Task to complete — Copy each line that has the string "full" somewhere in it.

******************************

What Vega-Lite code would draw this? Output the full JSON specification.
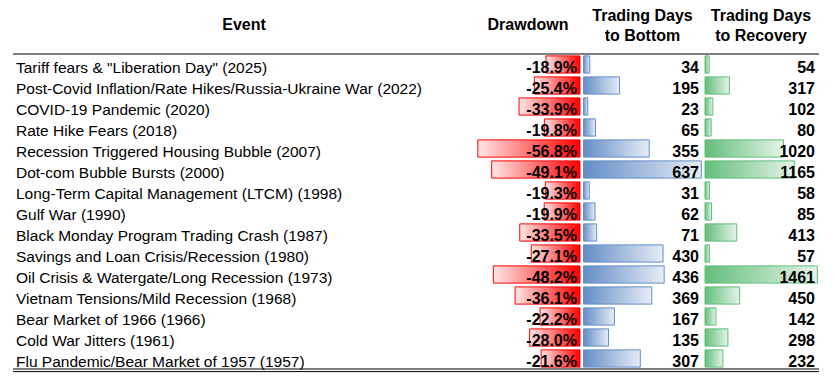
{
  "$schema": "https://vega.github.io/schema/vega-lite/v6.json",
  "padding": {"left": 12, "top": 0, "right": 10, "bottom": 5},
  "bounds": "full",
  "spacing": 0,
  "config": {
    "view": {"stroke": null},
    "font": "Liberation Sans",
    "concat": {"spacing": 0},
    "locale": {"number": {"decimal": ".", "thousands": ",", "grouping": [3], "currency": ["$", ""], "minus": "-"}}
  },
  "datasets": {
    "rows": [
      {"i": 1, "event": "Tariff fears & \"Liberation Day\" (2025)", "dd": -0.189, "bottom": 34, "recovery": 54},
      {"i": 2, "event": "Post-Covid Inflation/Rate Hikes/Russia-Ukraine War (2022)", "dd": -0.254, "bottom": 195, "recovery": 317},
      {"i": 3, "event": "COVID-19 Pandemic (2020)", "dd": -0.339, "bottom": 23, "recovery": 102},
      {"i": 4, "event": "Rate Hike Fears (2018)", "dd": -0.198, "bottom": 65, "recovery": 80},
      {"i": 5, "event": "Recession Triggered Housing Bubble (2007)", "dd": -0.568, "bottom": 355, "recovery": 1020},
      {"i": 6, "event": "Dot-com Bubble Bursts (2000)", "dd": -0.491, "bottom": 637, "recovery": 1165},
      {"i": 7, "event": "Long-Term Capital Management (LTCM) (1998)", "dd": -0.193, "bottom": 31, "recovery": 58},
      {"i": 8, "event": "Gulf War (1990)", "dd": -0.199, "bottom": 62, "recovery": 85},
      {"i": 9, "event": "Black Monday Program Trading Crash (1987)", "dd": -0.335, "bottom": 71, "recovery": 413},
      {"i": 10, "event": "Savings and Loan Crisis/Recession (1980)", "dd": -0.271, "bottom": 430, "recovery": 57},
      {"i": 11, "event": "Oil Crisis & Watergate/Long Recession (1973)", "dd": -0.482, "bottom": 436, "recovery": 1461},
      {"i": 12, "event": "Vietnam Tensions/Mild Recession (1968)", "dd": -0.361, "bottom": 369, "recovery": 450},
      {"i": 13, "event": "Bear Market of 1966 (1966)", "dd": -0.222, "bottom": 167, "recovery": 142},
      {"i": 14, "event": "Cold War Jitters (1961)", "dd": -0.28, "bottom": 135, "recovery": 298},
      {"i": 15, "event": "Flu Pandemic/Bear Market of 1957 (1957)", "dd": -0.216, "bottom": 307, "recovery": 232}
    ]
  },
  "vconcat": [
    {
      "spacing": 0,
      "bounds": "flush",
      "hconcat": [
        {"width": 458, "height": 52.5, "data": {"values": [{}]},
         "mark": {"type": "text", "fontWeight": "bold", "fontSize": 16, "baseline": "middle", "dx": 2, "dy": -1.05, "color": "black"},
         "encoding": {"text": {"value": "Event"}}},
        {"width": 109, "height": 52.5, "data": {"values": [{}]},
         "mark": {"type": "text", "fontWeight": "bold", "fontSize": 16, "baseline": "middle", "dx": 2.5, "dy": -1.05, "color": "black"},
         "encoding": {"text": {"value": "Drawdown"}}},
        {"width": 125, "height": 52.5, "data": {"values": [{}]},
         "layer": [
           {"mark": {"type": "text", "fontWeight": "bold", "fontSize": 16, "baseline": "middle", "dx": 0, "dy": -10.05, "color": "black"},
            "encoding": {"text": {"value": "Trading Days"}}},
           {"mark": {"type": "text", "fontWeight": "bold", "fontSize": 16, "baseline": "middle", "dx": 0, "dy": 9.75, "color": "black"},
            "encoding": {"text": {"value": "to Bottom"}}}
         ]},
        {"width": 114, "height": 52.5, "data": {"values": [{}]},
         "layer": [
           {"mark": {"type": "text", "fontWeight": "bold", "fontSize": 16, "baseline": "middle", "dx": -1, "dy": -10.05, "color": "black"},
            "encoding": {"text": {"value": "Trading Days"}}},
           {"mark": {"type": "text", "fontWeight": "bold", "fontSize": 16, "baseline": "middle", "dx": -1, "dy": 9.75, "color": "black"},
            "encoding": {"text": {"value": "to Recovery"}}}
         ]}
      ]
    },
    {
      "spacing": 0,
      "bounds": "flush",
      "hconcat": [
        {
          "width": 458, "height": 315,
          "layer": [
            {"data": {"name": "rows"},
             "mark": {"type": "text", "align": "left", "baseline": "middle", "fontSize": 15.5, "dx": 3, "dy": 3.2, "color": "black"},
             "encoding": {
               "x": {"datum": 0, "type": "quantitative", "scale": {"domain": [0, 1], "nice": false}, "axis": null},
               "y": {"field": "i", "type": "ordinal", "axis": null, "scale": {"paddingInner": 0, "paddingOuter": 0}},
               "text": {"field": "event"}}},
            {"data": {"values": [{}]}, "mark": {"type": "rule", "color": "black", "strokeWidth": 1},
             "encoding": {"y": {"datum": 1, "type": "ordinal", "bandPosition": 0}}},
            {"data": {"values": [{}]}, "mark": {"type": "rule", "color": "black", "strokeWidth": 1},
             "encoding": {"y": {"datum": 15, "type": "ordinal", "bandPosition": 1}}},
            {"data": {"values": [{}]}, "mark": {"type": "rule", "color": "black", "strokeWidth": 1, "yOffset": 2.6},
             "encoding": {"y": {"datum": 15, "type": "ordinal", "bandPosition": 1}}}
          ]
        },
        {
          "width": 109, "height": 315,
          "layer": [
            {"data": {"name": "rows"},
             "mark": {"type": "bar", "height": {"band": 0.82}, "stroke": "#FF0000", "strokeWidth": 1,
                      "fill": {"gradient": "linear", "x1": 0, "x2": 1, "y1": 0, "y2": 0,
                               "stops": [{"offset": 0, "color": "#FFE6E6"}, {"offset": 1, "color": "#FF0000"}]}},
             "encoding": {
               "x": {"field": "dd", "type": "quantitative", "scale": {"domain": [-0.606, 0], "nice": false}, "axis": null},
               "y": {"field": "i", "type": "ordinal", "axis": null, "scale": {"paddingInner": 0, "paddingOuter": 0}}}},
            {"data": {"name": "rows"},
             "mark": {"type": "text", "align": "right", "baseline": "middle", "fontSize": 16, "fontWeight": "bold", "x": "width", "dx": -3, "dy": 3.2, "color": "black"},
             "encoding": {
               "y": {"field": "i", "type": "ordinal"},
               "text": {"field": "dd", "type": "quantitative", "format": ".1%"}}},
            {"data": {"values": [{}]}, "mark": {"type": "rule", "color": "black", "strokeWidth": 1},
             "encoding": {"y": {"datum": 1, "type": "ordinal", "bandPosition": 0}}},
            {"data": {"values": [{}]}, "mark": {"type": "rule", "color": "black", "strokeWidth": 1},
             "encoding": {"y": {"datum": 15, "type": "ordinal", "bandPosition": 1}}},
            {"data": {"values": [{}]}, "mark": {"type": "rule", "color": "black", "strokeWidth": 1, "yOffset": 2.6},
             "encoding": {"y": {"datum": 15, "type": "ordinal", "bandPosition": 1}}}
          ]
        },
        {
          "width": 125, "height": 315,
          "layer": [
            {"data": {"name": "rows"},
             "mark": {"type": "bar", "height": {"band": 0.82}, "stroke": "#638EC6", "strokeWidth": 1,
                      "fill": {"gradient": "linear", "x1": 0, "x2": 1, "y1": 0, "y2": 0,
                               "stops": [{"offset": 0, "color": "#638EC6"}, {"offset": 1, "color": "#E6ECF6"}]}},
             "encoding": {
               "x": {"field": "bottom", "type": "quantitative", "scale": {"domain": [-19, 656.7], "nice": false}, "axis": null},
               "y": {"field": "i", "type": "ordinal", "axis": null, "scale": {"paddingInner": 0, "paddingOuter": 0}}}},
            {"data": {"name": "rows"},
             "mark": {"type": "text", "align": "right", "baseline": "middle", "fontSize": 16, "fontWeight": "bold", "x": "width", "dx": -6, "dy": 3.2, "color": "black"},
             "encoding": {
               "y": {"field": "i", "type": "ordinal"},
               "text": {"field": "bottom", "type": "quantitative", "format": "d"}}},
            {"data": {"values": [{}]}, "mark": {"type": "rule", "color": "black", "strokeWidth": 1},
             "encoding": {"y": {"datum": 1, "type": "ordinal", "bandPosition": 0}}},
            {"data": {"values": [{}]}, "mark": {"type": "rule", "color": "black", "strokeWidth": 1},
             "encoding": {"y": {"datum": 15, "type": "ordinal", "bandPosition": 1}}},
            {"data": {"values": [{}]}, "mark": {"type": "rule", "color": "black", "strokeWidth": 1, "yOffset": 2.6},
             "encoding": {"y": {"datum": 15, "type": "ordinal", "bandPosition": 1}}}
          ]
        },
        {
          "width": 114, "height": 315,
          "layer": [
            {"data": {"name": "rows"},
             "mark": {"type": "bar", "height": {"band": 0.82}, "stroke": "#63BE7B", "strokeWidth": 1,
                      "fill": {"gradient": "linear", "x1": 0, "x2": 1, "y1": 0, "y2": 0,
                               "stops": [{"offset": 0, "color": "#63BE7B"}, {"offset": 1, "color": "#E4F4E8"}]}},
             "encoding": {
               "x": {"field": "recovery", "type": "quantitative", "scale": {"domain": [0, 1482], "nice": false}, "axis": null},
               "y": {"field": "i", "type": "ordinal", "axis": null, "scale": {"paddingInner": 0, "paddingOuter": 0}}}},
            {"data": {"name": "rows"},
             "mark": {"type": "text", "align": "right", "baseline": "middle", "fontSize": 16, "fontWeight": "bold", "x": "width", "dx": -4, "dy": 3.2, "color": "black"},
             "encoding": {
               "y": {"field": "i", "type": "ordinal"},
               "text": {"field": "recovery", "type": "quantitative", "format": "d"}}},
            {"data": {"values": [{}]}, "mark": {"type": "rule", "color": "black", "strokeWidth": 1},
             "encoding": {"y": {"datum": 1, "type": "ordinal", "bandPosition": 0}}},
            {"data": {"values": [{}]}, "mark": {"type": "rule", "color": "black", "strokeWidth": 1},
             "encoding": {"y": {"datum": 15, "type": "ordinal", "bandPosition": 1}}},
            {"data": {"values": [{}]}, "mark": {"type": "rule", "color": "black", "strokeWidth": 1, "yOffset": 2.6},
             "encoding": {"y": {"datum": 15, "type": "ordinal", "bandPosition": 1}}}
          ]
        }
      ]
    }
  ]
}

******************************

The solution —
What Vega-Lite code would draw this? Output the full JSON specification.
  "bounds": "full",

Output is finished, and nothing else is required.